* **Given data**:

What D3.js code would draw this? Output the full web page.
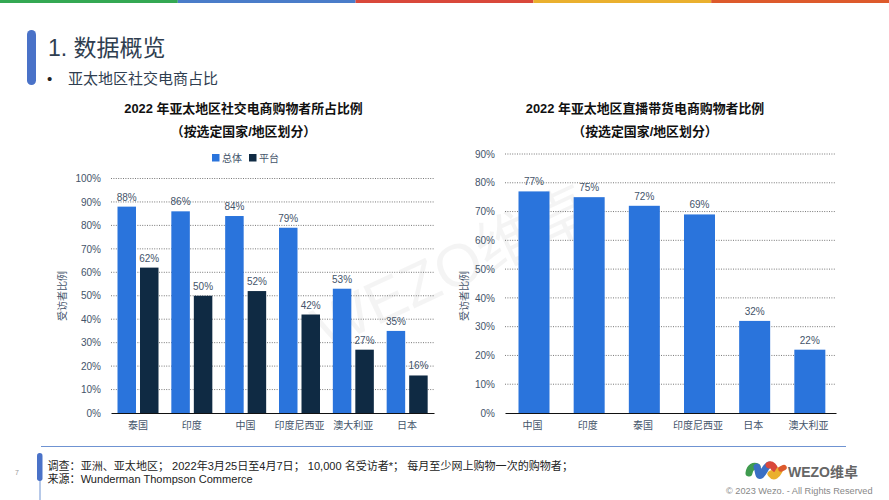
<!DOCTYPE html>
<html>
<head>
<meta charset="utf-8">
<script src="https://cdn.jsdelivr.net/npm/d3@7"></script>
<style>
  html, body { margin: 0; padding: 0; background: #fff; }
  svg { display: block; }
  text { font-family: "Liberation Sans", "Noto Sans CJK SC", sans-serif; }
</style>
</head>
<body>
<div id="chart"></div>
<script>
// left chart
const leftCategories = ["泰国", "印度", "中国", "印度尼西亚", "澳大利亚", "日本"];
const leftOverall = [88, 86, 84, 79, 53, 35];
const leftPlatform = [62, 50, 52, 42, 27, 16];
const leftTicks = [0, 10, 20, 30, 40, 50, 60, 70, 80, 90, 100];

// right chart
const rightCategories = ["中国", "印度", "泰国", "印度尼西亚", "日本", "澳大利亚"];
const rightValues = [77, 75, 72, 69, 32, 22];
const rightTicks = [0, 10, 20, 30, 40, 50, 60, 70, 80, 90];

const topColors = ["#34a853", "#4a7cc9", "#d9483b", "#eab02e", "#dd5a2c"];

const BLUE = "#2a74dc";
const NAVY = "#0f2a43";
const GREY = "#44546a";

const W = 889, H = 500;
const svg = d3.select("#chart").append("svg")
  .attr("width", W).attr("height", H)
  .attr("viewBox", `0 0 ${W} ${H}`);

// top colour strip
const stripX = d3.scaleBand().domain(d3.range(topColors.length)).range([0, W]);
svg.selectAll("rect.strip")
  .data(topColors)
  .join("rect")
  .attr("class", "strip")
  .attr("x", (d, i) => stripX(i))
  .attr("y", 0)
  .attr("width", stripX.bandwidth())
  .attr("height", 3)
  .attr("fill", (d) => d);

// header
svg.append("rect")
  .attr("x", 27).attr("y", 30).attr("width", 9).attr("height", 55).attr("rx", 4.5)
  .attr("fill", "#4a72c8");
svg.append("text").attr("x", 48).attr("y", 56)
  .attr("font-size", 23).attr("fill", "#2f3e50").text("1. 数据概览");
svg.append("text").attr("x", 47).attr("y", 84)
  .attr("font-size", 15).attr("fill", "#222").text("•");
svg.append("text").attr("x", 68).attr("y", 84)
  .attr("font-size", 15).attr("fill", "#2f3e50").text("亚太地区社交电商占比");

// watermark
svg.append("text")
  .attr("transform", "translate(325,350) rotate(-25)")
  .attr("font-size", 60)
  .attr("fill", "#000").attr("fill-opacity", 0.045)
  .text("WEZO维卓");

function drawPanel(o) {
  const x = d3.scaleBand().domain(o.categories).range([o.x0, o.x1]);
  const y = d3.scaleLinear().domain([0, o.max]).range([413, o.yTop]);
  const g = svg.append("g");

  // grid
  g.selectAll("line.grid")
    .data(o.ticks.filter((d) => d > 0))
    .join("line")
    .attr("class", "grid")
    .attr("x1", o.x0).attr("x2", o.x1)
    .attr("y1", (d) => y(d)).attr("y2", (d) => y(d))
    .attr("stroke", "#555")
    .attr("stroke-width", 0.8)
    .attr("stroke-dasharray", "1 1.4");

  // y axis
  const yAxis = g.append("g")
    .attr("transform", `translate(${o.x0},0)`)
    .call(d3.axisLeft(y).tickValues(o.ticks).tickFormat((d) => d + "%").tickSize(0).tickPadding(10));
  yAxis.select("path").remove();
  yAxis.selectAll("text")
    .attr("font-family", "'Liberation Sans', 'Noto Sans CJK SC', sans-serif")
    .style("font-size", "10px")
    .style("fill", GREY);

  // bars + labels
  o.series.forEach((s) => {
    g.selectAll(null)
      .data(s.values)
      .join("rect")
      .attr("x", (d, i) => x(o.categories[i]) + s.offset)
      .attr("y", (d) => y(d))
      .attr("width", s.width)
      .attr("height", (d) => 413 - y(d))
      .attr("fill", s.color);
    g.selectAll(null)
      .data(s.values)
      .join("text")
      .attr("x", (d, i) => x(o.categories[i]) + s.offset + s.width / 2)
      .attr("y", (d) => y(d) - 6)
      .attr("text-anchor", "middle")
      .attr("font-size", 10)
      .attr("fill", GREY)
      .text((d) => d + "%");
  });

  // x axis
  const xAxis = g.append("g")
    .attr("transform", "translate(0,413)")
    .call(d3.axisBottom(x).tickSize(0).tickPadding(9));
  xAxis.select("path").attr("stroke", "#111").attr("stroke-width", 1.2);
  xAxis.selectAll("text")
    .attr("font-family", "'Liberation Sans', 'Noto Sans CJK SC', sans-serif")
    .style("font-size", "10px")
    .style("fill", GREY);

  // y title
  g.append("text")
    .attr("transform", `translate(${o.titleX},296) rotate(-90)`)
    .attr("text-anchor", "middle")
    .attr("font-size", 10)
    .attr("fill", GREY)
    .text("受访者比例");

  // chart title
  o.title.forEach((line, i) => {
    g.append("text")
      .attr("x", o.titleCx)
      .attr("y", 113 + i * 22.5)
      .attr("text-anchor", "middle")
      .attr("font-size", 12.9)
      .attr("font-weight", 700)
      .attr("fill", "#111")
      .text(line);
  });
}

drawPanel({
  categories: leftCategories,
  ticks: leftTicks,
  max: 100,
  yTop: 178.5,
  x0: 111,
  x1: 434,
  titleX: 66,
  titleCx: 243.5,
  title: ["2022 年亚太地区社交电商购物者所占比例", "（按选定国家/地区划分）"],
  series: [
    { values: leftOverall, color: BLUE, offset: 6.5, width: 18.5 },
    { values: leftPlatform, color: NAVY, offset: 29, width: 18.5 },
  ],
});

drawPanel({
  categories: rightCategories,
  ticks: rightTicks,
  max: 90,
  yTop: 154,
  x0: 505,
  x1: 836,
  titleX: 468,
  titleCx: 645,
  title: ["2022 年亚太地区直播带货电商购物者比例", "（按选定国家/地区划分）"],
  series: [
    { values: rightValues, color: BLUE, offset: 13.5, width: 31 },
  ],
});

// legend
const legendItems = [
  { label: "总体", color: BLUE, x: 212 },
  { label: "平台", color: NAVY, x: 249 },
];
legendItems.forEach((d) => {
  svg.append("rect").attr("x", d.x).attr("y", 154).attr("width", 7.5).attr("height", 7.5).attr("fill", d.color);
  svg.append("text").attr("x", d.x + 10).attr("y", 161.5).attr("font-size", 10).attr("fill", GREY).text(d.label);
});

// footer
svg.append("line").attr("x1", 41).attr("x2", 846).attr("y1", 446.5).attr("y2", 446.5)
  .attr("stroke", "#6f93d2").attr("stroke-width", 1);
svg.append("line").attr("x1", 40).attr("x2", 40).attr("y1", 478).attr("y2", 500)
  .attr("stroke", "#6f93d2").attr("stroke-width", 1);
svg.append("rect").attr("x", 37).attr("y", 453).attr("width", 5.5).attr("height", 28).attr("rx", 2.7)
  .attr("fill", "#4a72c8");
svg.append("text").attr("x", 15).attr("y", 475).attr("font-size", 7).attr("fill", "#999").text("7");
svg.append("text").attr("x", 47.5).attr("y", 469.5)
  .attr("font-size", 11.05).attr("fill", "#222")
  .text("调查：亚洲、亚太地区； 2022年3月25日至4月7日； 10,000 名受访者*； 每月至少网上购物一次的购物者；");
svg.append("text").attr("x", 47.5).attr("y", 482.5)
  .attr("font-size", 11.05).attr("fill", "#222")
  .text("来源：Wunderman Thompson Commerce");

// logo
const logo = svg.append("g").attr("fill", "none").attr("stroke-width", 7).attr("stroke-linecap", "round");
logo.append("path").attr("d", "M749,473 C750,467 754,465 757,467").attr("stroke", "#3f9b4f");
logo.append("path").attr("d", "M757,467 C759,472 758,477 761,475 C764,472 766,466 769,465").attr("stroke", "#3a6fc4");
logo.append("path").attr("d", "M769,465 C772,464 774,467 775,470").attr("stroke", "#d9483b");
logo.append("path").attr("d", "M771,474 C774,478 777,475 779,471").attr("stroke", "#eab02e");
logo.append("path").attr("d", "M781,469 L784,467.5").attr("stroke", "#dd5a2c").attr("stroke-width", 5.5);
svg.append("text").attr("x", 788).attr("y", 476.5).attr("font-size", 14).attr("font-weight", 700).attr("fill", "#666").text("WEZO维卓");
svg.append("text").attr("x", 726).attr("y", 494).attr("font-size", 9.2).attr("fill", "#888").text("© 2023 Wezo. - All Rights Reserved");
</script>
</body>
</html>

* **Given task**: Without the pictures, return the listing above from its first line through the line that has "70, 80, 90];".

* **Result below**:
What D3.js code would draw this? Output the full web page.
<!DOCTYPE html>
<html>
<head>
<meta charset="utf-8">
<script src="https://cdn.jsdelivr.net/npm/d3@7"></script>
<style>
  html, body { margin: 0; padding: 0; background: #fff; }
  svg { display: block; }
  text { font-family: "Liberation Sans", "Noto Sans CJK SC", sans-serif; }
</style>
</head>
<body>
<div id="chart"></div>
<script>
// left chart
const leftCategories = ["泰国", "印度", "中国", "印度尼西亚", "澳大利亚", "日本"];
const leftOverall = [88, 86, 84, 79, 53, 35];
const leftPlatform = [62, 50, 52, 42, 27, 16];
const leftTicks = [0, 10, 20, 30, 40, 50, 60, 70, 80, 90, 100];

// right chart
const rightCategories = ["中国", "印度", "泰国", "印度尼西亚", "日本", "澳大利亚"];
const rightValues = [77, 75, 72, 69, 32, 22];
const rightTicks = [0, 10, 20, 30, 40, 50, 60, 70, 80, 90];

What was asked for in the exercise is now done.